During analysis between both poems during the tutorial on Friday, the idea of contrasting was very present.
The use of contrast in a work of literature tends to vary. Sometimes it is used to highlight a point by demonstrating the differences between two things. Other times it’s used to try and make the reader ponder over things.
Both Mary Gilmore’s “The Measure” and Bernard O’Dowd’s “Australia” include contrasting two very different things. However, the use of contrasts is used for different effects.
For instance, in “The Measure,” contrasts are used to highlight the sense of needless brutality and chaos. The first four lines of the first two stanzas contrast against the remaining four. Let us take a look at this stanza as an example:
“These are the days of all men’s tears–
Tears like the endless drop that wears
The rock, and rusts the steel, and frets the bones
Of dead men lying under stones:
And yet, the stars look on the earth
As in the hour of Christ His birth,
And see, not friend and foe, but man and man
As when these years began.”
During the tutorial on Friday, I personally thought that the “tears” and “drops” being mentioned in the first two lines was the rain. With the use of celestial bodies (stars and the sun), I thought that the rain could be considered “the tears of Heaven.” In works associating more divine aspects, such as the story of Altair and Vega, rain is used to describe the celestial being’s tears.
Plus, it contrasts well with the second part of the stanza. Tears are usually associated with sadness. Considering the stanza’s grim and serious line of imagery, tears being used for sadness would fit. However, at the same time, tears can be cried in happiness. This would also fit with the second part of the stanza where a child is born (the birth of Christ being a joyous event in particular). Conclusively, the stanza highlights the contrasts between a time of mourning and a time of happiness, but at the core, the one who experiences both are still people. To the very core.
In “Australia” though, the whole poem consists of contrasts. Take these lines in the first stanza for example:
“Last sea-thing dredged by sailor Time from Space,
Are you a drift Sargasso, where the West
In halcyon calm rebuilds her fatal nest?
Or Delos of a coming Sun-God’s race?”
A Sargasso, as explained in a glossary during the tutorial, is a fancy word for a piece of seaweed. The first three lines describe something minuscule and ineffective. Just a floating mass that is floating along in a world filled with dangers. But the last line mentions Delos. Delos is a Greek island that is associated with the Delphic oracles who were under the Greek sun god, Apollo.

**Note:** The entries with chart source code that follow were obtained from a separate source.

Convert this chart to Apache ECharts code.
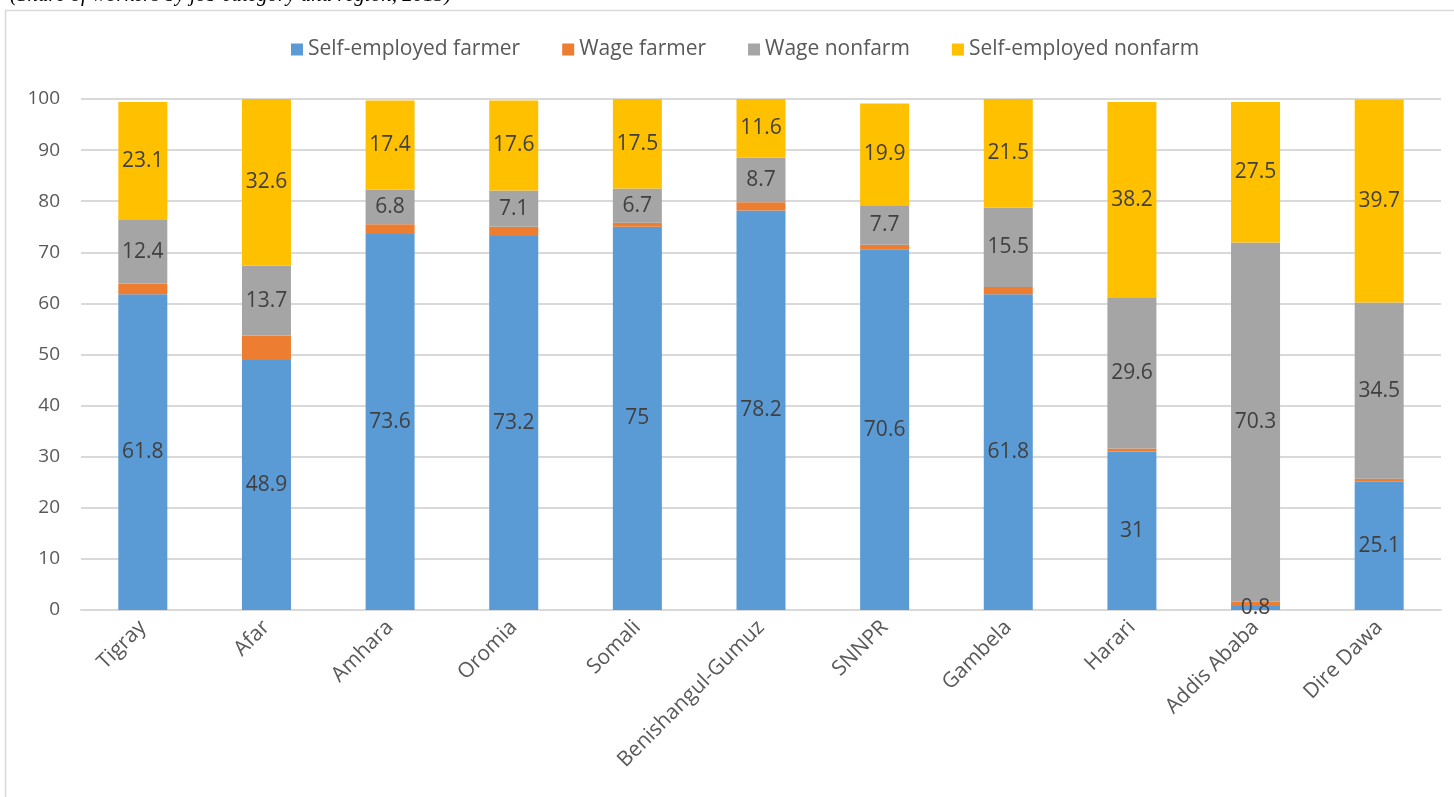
<!DOCTYPE html>
<html>
<head>
<meta charset="utf-8">
<script src="https://cdn.jsdelivr.net/npm/echarts@6/dist/echarts.min.js"></script>
<style>
  html, body { margin: 0; padding: 0; background: #ffffff; }
  #chart { width: 1454px; height: 797px; }
</style>
</head>
<body>
<div id="chart"></div>
<script>
// Share of workers by job category and region, 2015 (percent)
const regions = ['Tigray', 'Afar', 'Amhara', 'Oromia', 'Somali', 'Benishangul-Gumuz',
  'SNNPR', 'Gambela', 'Harari', 'Addis Ababa', 'Dire Dawa'];
const selfEmployedFarmer = [61.8, 48.9, 73.6, 73.2, 75, 78.2, 70.6, 61.8, 31, 0.8, 25.1];
const wageFarmer = [2.1, 4.8, 1.9, 1.8, 0.8, 1.6, 0.9, 1.4, 0.6, 0.8, 0.6];
const wageNonfarm = [12.4, 13.7, 6.8, 7.1, 6.7, 8.7, 7.7, 15.5, 29.6, 70.3, 34.5];
const selfEmployedNonfarm = [23.1, 32.6, 17.4, 17.6, 17.5, 11.6, 19.9, 21.5, 38.2, 27.5, 39.7];
const seriesNames = ['Self-employed farmer', 'Wage farmer', 'Wage nonfarm', 'Self-employed nonfarm'];
const yTicks = [0, 100, 10];

const FONT = '"Open Sans", "Noto Sans", sans-serif';
const colors = ['#5B9BD5', '#ED7D31', '#A5A5A5', '#FFC000'];

function barSeries(name, data, color, showLabel) {
  return {
    name: name,
    type: 'bar',
    stack: 'total',
    barWidth: 49,
    data: data,
    itemStyle: { color: color },
    label: {
      show: showLabel,
      position: 'inside',
      color: '#404040',
      fontFamily: FONT,
      fontSize: 21
    },
    emphasis: { disabled: true }
  };
}

const chart = echarts.init(document.getElementById('chart'), null, { renderer: 'canvas' });
chart.setOption({
  animation: false,
  backgroundColor: '#ffffff',
  color: colors,
  graphic: [
    {
      type: 'rect',
      shape: { x: 5.5, y: 10.5, width: 1460, height: 800 },
      style: { fill: 'none', stroke: '#d9d9d9', lineWidth: 1.5 },
      silent: true
    },
    {
      type: 'text',
      left: 10,
      top: -15,
      style: {
        text: '(Share of workers by job category and region, 2015)',
        font: 'italic 21px "Liberation Serif", serif',
        fill: '#000000'
      },
      silent: true
    }
  ],
  legend: {
    top: 34,
    left: 286,
    itemWidth: 12,
    itemHeight: 12,
    itemGap: 42,
    icon: 'rect',
    textStyle: { color: '#595959', fontFamily: FONT, fontSize: 21 },
    data: seriesNames
  },
  grid: { left: 81, right: 13, top: 99, bottom: 187, containLabel: false },
  xAxis: {
    type: 'category',
    data: regions,
    axisLine: { lineStyle: { color: '#d9d9d9', width: 2 } },
    axisTick: { show: false },
    axisLabel: {
      rotate: 45,
      interval: 0,
      margin: 14,
      color: '#595959',
      fontFamily: FONT,
      fontSize: 21
    }
  },
  yAxis: {
    type: 'value',
    min: yTicks[0],
    max: yTicks[1],
    interval: yTicks[2],
    axisLine: { show: false },
    axisTick: { show: false },
    axisLabel: { color: '#595959', fontFamily: FONT, fontSize: 19, margin: 21 },
    splitLine: { lineStyle: { color: '#d9d9d9', width: 2 } }
  },
  series: [
    barSeries(seriesNames[0], selfEmployedFarmer, colors[0], true),
    barSeries(seriesNames[1], wageFarmer, colors[1], false),
    barSeries(seriesNames[2], wageNonfarm, colors[2], true),
    barSeries(seriesNames[3], selfEmployedNonfarm, colors[3], true)
  ]
});
</script>
</body>
</html>
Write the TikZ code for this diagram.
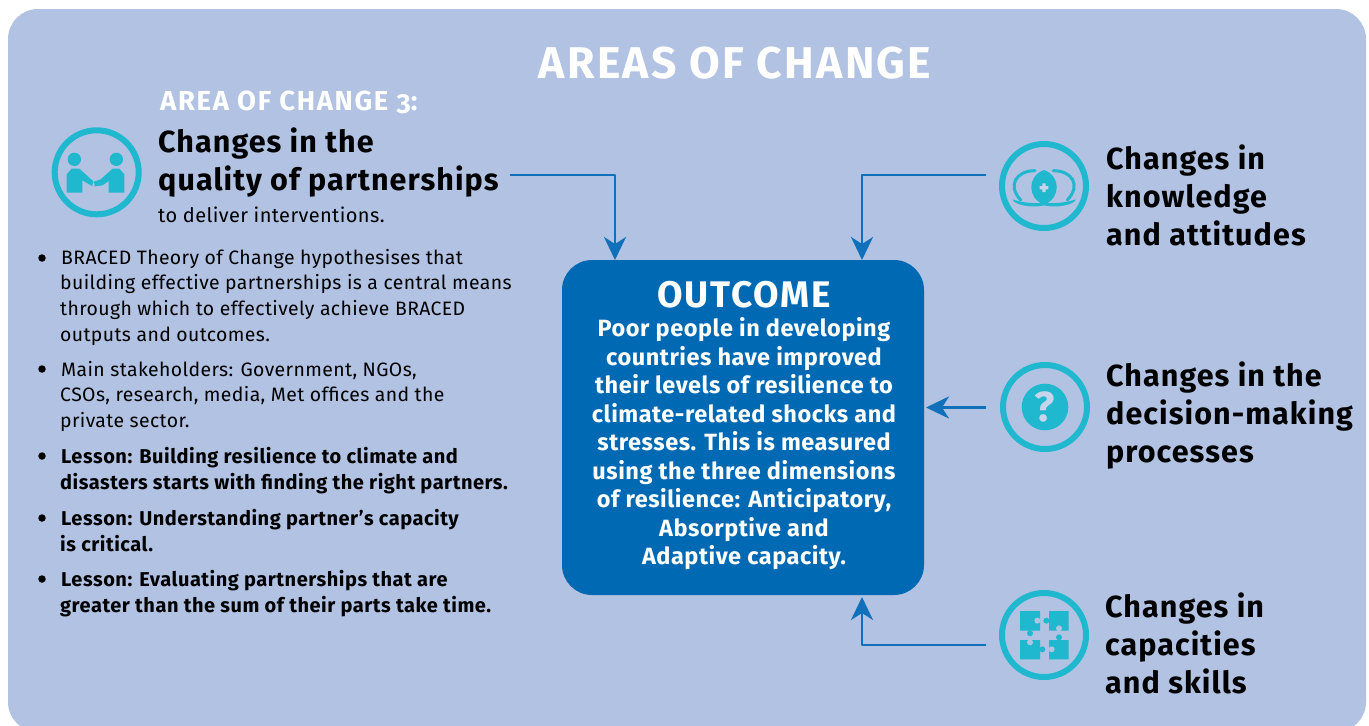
\documentclass[tikz,border=0pt]{standalone}
\usepackage{fontspec}
\setmainfont[LetterSpace=2.0]{Fira Sans}
\newfontfamily\headfont[LetterSpace=5.0]{Fira Sans}
\usetikzlibrary{arrows.meta}
\definecolor{panelblue}{HTML}{B1C2E3}
\definecolor{boxblue}{HTML}{0069B4}
\definecolor{linkblue}{HTML}{1070BA}
\definecolor{iconteal}{HTML}{1FB8CF}
\tikzset{
ring/.style={circle,draw=iconteal,line width=6pt,minimum size=84pt,inner sep=0pt},
changetxt/.style={anchor=north west,align=left,inner sep=0pt,font=\fontsize{30.5}{38}\selectfont\addfontfeature{LetterSpace=3.5}\bfseries},
bodytxt/.style={anchor=north west,align=left,inner sep=0pt,font=\fontsize{19.4}{25.6}\selectfont},
lessontxt/.style={anchor=north west,align=left,inner sep=0pt,font=\fontsize{20}{25.6}\selectfont\addfontfeature{LetterSpace=2.6}\bfseries},
bul/.style={circle,fill=black,minimum size=7.5pt,inner sep=0pt},
flow/.style={draw=linkblue,line width=2.5pt,-{Stealth[length=23pt,width=22pt,inset=7pt]}},
ink/.style={fill=iconteal,draw=none},
}
\begin{document}
\begin{tikzpicture}[x=1pt,y=-1pt,line join=round]
\useasboundingbox (0,0) rectangle (1369,726);
\fill[white] (0,0) rectangle (1369,726);
\begin{scope}
\clip (0,0) rectangle (1369,726);
\fill[panelblue,rounded corners=30pt] (8,9) rectangle (1366,732);
\end{scope}
% titles
\node[inner sep=0pt,white,font=\fontsize{44.5}{44.5}\selectfont\headfont\bfseries] (title) at (735,63) {AREAS OF CHANGE};
\node[anchor=west,inner sep=0pt,white,font=\fontsize{27.5}{27.5}\selectfont\addfontfeature{LetterSpace=6}\bfseries] (areathree) at (160,102.5) {AREA OF CHANGE {\addfontfeature{Numbers=OldStyle}3}:};
% outcome box
\node[fill=boxblue,rounded corners=30pt,minimum width=362pt,minimum height=335pt,inner sep=0pt] (outcome) at (743,427.5) {};
\node[inner sep=0pt,white,font=\fontsize{37}{37}\selectfont\headfont\bfseries] (outhead) at (744,295) {OUTCOME};
\node[anchor=north,inner sep=0pt,white,align=center,font=\fontsize{23.5}{28.5}\selectfont\addfontfeature{LetterSpace=2.3}\bfseries] (outtxt) at (744,317.5) {Poor people in developing\\countries have improved\\their levels of resilience to\\climate-related shocks and\\stresses. This is measured\\using the three dimensions\\of resilience: Anticipatory,\\Absorptive and\\Adaptive capacity.};
% left column
\node[ring] (iconA) at (96.7,172.3) {};
\node[changetxt] (changeA) at (158,127.5) {Changes in the\\quality of partnerships};
\node[anchor=west,inner sep=0pt,font=\fontsize{20}{20}\selectfont] (deliver) at (158,215) {to deliver interventions.};
\foreach \y in {258,369,456,518,579} \node[bul] (bul\y) at (42,\y) {};
\node[bodytxt] (itemA) at (60,249) {\hspace{1pt}BRACED Theory of Change hypothesises that\\building effective partnerships is a central means\\through which to effectively achieve BRACED\\outputs and outcomes.};
\node[bodytxt] (itemB) at (60,361) {\hspace{1pt}Main stakeholders: Government, NGOs,\\CSOs, research, media, Met offices and the\\private sector.};
\node[lessontxt] (itemC) at (60,447) {\hspace{1pt}Lesson: Building resilience to climate and\\disasters starts with finding the right partners.};
\node[lessontxt] (itemD) at (60,509) {\hspace{1pt}Lesson: Understanding partner's capacity\\is critical.};
\node[lessontxt] (itemE) at (60,570) {\hspace{1pt}Lesson: Evaluating partnerships that are\\greater than the sum of their parts take time.};
% right column
\node[ring] (iconB) at (1044,186) {};
\node[ring] (iconC) at (1045,407) {};
\node[ring] (iconD) at (1044,635) {};
\node[changetxt] (changeB) at (1106,144.5) {Changes in\\knowledge\\and attitudes};
\node[changetxt] (changeC) at (1106,361.5) {Changes in the\\decision-making\\processes};
\node[changetxt] (changeD) at (1105,592.5) {Changes in\\capacities\\and skills};
% handshake icon
\begin{scope}[shift={(30,80)},scale=1/3]
\fill[ink] (133,238) circle (20) (259,238) circle (20);
\fill[ink] (110,338) -- (110,283) -- (125,266) -- (148,266) -- (190,304) -- (186,318) -- (157,301) -- (157,338) -- cycle;
\fill[ink] (283,338) -- (283,283) -- (268,266) -- (248,266) -- (212,298) -- (192,305) -- (194,319) -- (218,316) -- (236,303) -- (236,338) -- cycle;
\end{scope}
% eye icon
\begin{scope}[shift={(980,130)},scale=1/3]
\fill[ink] (192,120) .. controls (243,138) and (243,205) .. (192,224) .. controls (141,205) and (141,138) .. (192,120) -- cycle;
\fill[white!30!panelblue] (187,160) rectangle (197,186) (179,168) rectangle (205,178);
\draw[iconteal,line width=3pt,line cap=round] (165,122) .. controls (110,122) and (80,165) .. (122,210) (220,122) .. controls (275,122) and (305,165) .. (262,210);
\fill[ink] (98,208) .. controls (125,218) and (165,222) .. (192,218) .. controls (220,222) and (260,218) .. (287,208) .. controls (285,225) and (225,235) .. (192,226) .. controls (160,235) and (100,225) .. (98,208) -- cycle;
\end{scope}
% question icon
\node[circle,fill=iconteal,minimum size=46.6pt,inner sep=0pt,text=white!30!panelblue,font=\fontsize{42}{42}\selectfont\bfseries] (quest) at (1045,407) {?};
% puzzle icon
\begin{scope}[shift={(980,580)},scale=1/3]
\fill[ink] (120,93) rectangle (180,152) (207,93) rectangle (266,152) (120,180) rectangle (180,238) (207,180) rectangle (266,238);
\fill[ink] (150,160) circle (9) (199,122) circle (9) (187,208) circle (9) (237,172) circle (9);
\fill[panelblue] (172,122) circle (9) (237,145) circle (9) (150,187) circle (9) (215,208) circle (9);
\end{scope}
% links
\coordinate (tailA) at (510,175);
\coordinate (tipA) at (615,260);
\coordinate (tailB) at (986,175);
\coordinate (tipB) at (862,260);
\coordinate (tailC) at (986,407.5);
\coordinate (tipC) at (926,407.5);
\coordinate (tailD) at (986,645);
\coordinate (tipD) at (862,597);
\draw[flow] (tailA) -| (tipA);
\draw[flow] (tailB) -| (tipB);
\draw[flow] (tailC) -- (tipC);
\draw[flow] (tailD) -| (tipD);
\end{tikzpicture}
\end{document}
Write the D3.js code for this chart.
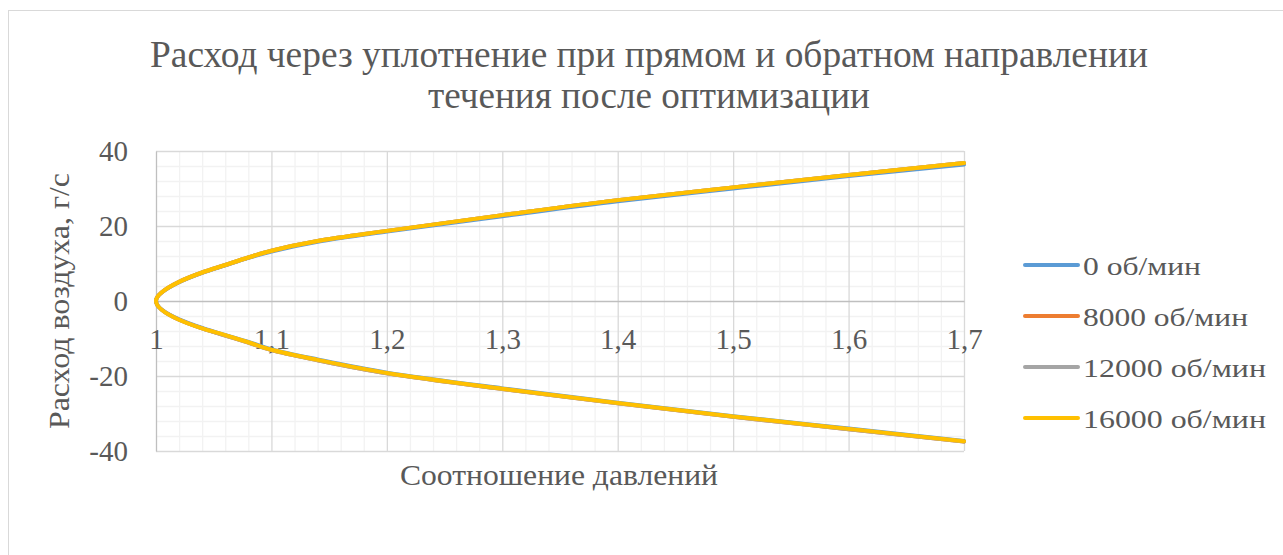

These contrasts are used to describe the country of Australia itself. They fluctuate between describing Australia as a treacherous land of dread, to a land of promise and fruition. This can be seen to reflect the attitudes of the European settlers who came to Australia. Some were interested in the land and saw its potentials (albeit for utilitarian needs) while others were homesick when they saw a barren land.
Something that struck me while reading this poem again was this. There is a huge contrast with O’Dowd’s interpretations himself. What does he truly think of Australia? Another question that got to me is what was his point of writing this poem? It could be seen as him genuinely questioning what Australia really was, or it could be him purposely just writing the poem in amusement since it seems to combine both aspects. That yes, it is dangerous if you do not have any knowledge or care to bother knowing about it, but it also has much potential.
That saying so, when it comes to the future of Australia itself and whether or not any prediction O’Dowd made are fulfilled or not, will need further analysis.
Where O’Dowd makes a sort of prediction can be primarily seen in the last four lines of stanza one.
“Are you for Light, and trimmed, with oil in place,
Or but a Will o’ Wisp on marshy quest?
A new demesne for Mammon to infest?
Or lurks millennial Eden ‘neath your face?”
Mammon is associated with the vice of greed. It is the embodiment of the evil influences and coveting of wealth. These last four lines place forth the question on whether Australia is a land of growing potential that will be a paradise, or if it is simply an illusion and simply become another piece of land run by wealth and greed.
That leaves the question: is Austalia a place of greed and wealth? Is O’Dowd correct with this prediction? How about whether or not Australia can be considered a land of potential and promise? A paradise, even?
Well, yes and no.
It all truly depends on the individual and where you go to. It is true that wealth and money tend to run the world, but it does not necessarily dominate a person’s mind. Give a person the option to choose between either the self-beneficial or benevolent choices, and again, you will have to consider other factors.